To the average Frenchman, this was seen quite viscerally as a direct attack against the Liberty pillar of the Republic, and part of their answer to that is this massive display of Fraternity. It's really no surprise why they were so numerous in the streets each night since the tragedy, and I doubt it's over. Tomorrow's marches will no doubt be very impressive.
"Je suis Charlie" is a bit misunderstood, I think. That's not meant as a profession of adherence to the ideas of Charlie Hebdo (or a very great deal of people would be hypocritical indeed to use it) nor a way to claim the courage of the CH journalists.

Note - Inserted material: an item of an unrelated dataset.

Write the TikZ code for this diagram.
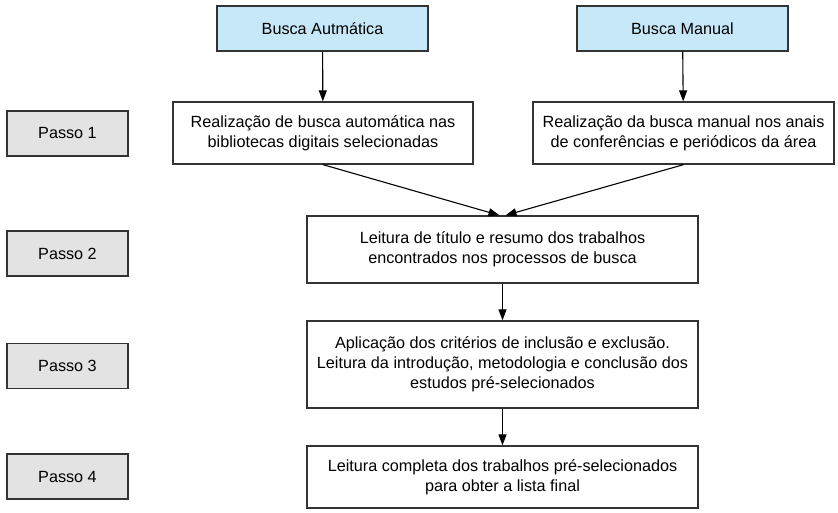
\documentclass[tikz,border=0pt]{standalone}
\usepackage{fontspec}
\setmainfont{Liberation Sans}
\usepackage{tikz}
\definecolor{fonte}{RGB}{199,232,248}
\definecolor{passo}{RGB}{227,227,227}
\definecolor{borda}{RGB}{51,51,51}
\usetikzlibrary{arrows.meta}

\tikzset{
  caixa/.style={draw=borda, line width=1.3pt, fill=white, align=center, inner sep=0pt,
    font=\fontsize{16.2pt}{20pt}\selectfont},
  origem/.style={caixa, fill=fonte, minimum width=211pt, minimum height=45pt},
  etapa/.style={caixa, fill=passo, minimum width=121pt, minimum height=45pt},
  seta/.style={-{Triangle[length=11pt,width=8pt]}, line width=1.1pt}
}

\begin{document}
\begin{tikzpicture}[x=1pt, y=-1pt]
\useasboundingbox (0,0) rectangle (838,512);

\node[origem] (auto) at (322.5,28.5) {Busca Autmática};
\node[origem] (manual) at (682.5,28.5) {Busca Manual};

\node[etapa] (p1) at (67.5,133.5) {Passo 1};
\node[etapa] (p2) at (67.5,253.5) {Passo 2};
\node[etapa] (p3) at (67.5,366) {Passo 3};
\node[etapa] (p4) at (67.5,476.5) {Passo 4};

\node[caixa, minimum width=300pt, minimum height=62pt] (b1) at (323,133)
  {Realização de busca automática nas\\bibliotecas digitais selecionadas};
\node[caixa, minimum width=301pt, minimum height=62pt] (b2) at (683.5,133)
  {Realização da busca manual nos anais\\de conferências e periódicos da área};
\node[caixa, minimum width=391pt, minimum height=67pt] (b3) at (502.5,249.5)
  {Leitura de título e resumo dos trabalhos\\encontrados nos processos de busca};
\node[caixa, minimum width=391pt, minimum height=87pt] (b4) at (502.5,364.5)
  {Aplicação dos critérios de inclusão e exclusão.\\Leitura da introdução, metodologia e conclusão dos\\estudos pré-selecionados};
\node[caixa, minimum width=391pt, minimum height=62pt] (b5) at (502.5,477)
  {Leitura completa dos trabalhos pré-selecionados\\para obter a lista final};

\coordinate (e1) at ([xshift=-3pt]b3.north);
\coordinate (e2) at ([xshift=3pt]b3.north);

\draw[seta] (auto) -- (b1);
\draw[seta] (manual) -- (b2);
\draw[seta] (b1.south) -- (e1);
\draw[seta] (b2.south) -- (e2);
\draw[seta] (b3) -- (b4);
\draw[seta] (b4) -- (b5);
\end{tikzpicture}
\end{document}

It's first and above all a republican ralliement cry for freedom of speech/freedom of press, and a show of defiance: you won't take our freedom of speech, and above all a way to tell the terrorists that if they want to take the freedoms which are the pillars of our democracies and way or life from us, they'll have to do much worse than kill a few journalists, they'll have to kill us all.
In the end, it's very similar to the resilient/defying reactions of New Yorkers and Americans in the aftermath of 9/11, just expressed through different means.
Another aspect of it is that in France Charlie Hebdo is more than just Charlie Hebdo, it's a cultural icon. Cabu in particular was a beloved figure, who aside form his work in newspapers/magazines was also a star of children TV for many years. Both him and Wolinsky also worked for many other magazines, and published bandes dessinées.
For the slightly older people, it's also emotional because CH was in a symbolic way the last remnant of May 68, which now disappears very suddenly.
To a good extent I tend to agree with you, if not about all the specifics.
This opinion piece published in Marianne (in French, of course) will probably interest you as it deals with a lot of your arguments.
For the philosopher Abdennour Bidar, the faithfuls mustn't stop themselves at denouncing the terrorist barbarity to better elude the matter of the origins of those Jihadist aberrations. In the light of the dogmas and of the political instrumentalisation which they are the object of, the muslim world must look at itself with a critical eye and engineer its own reformation.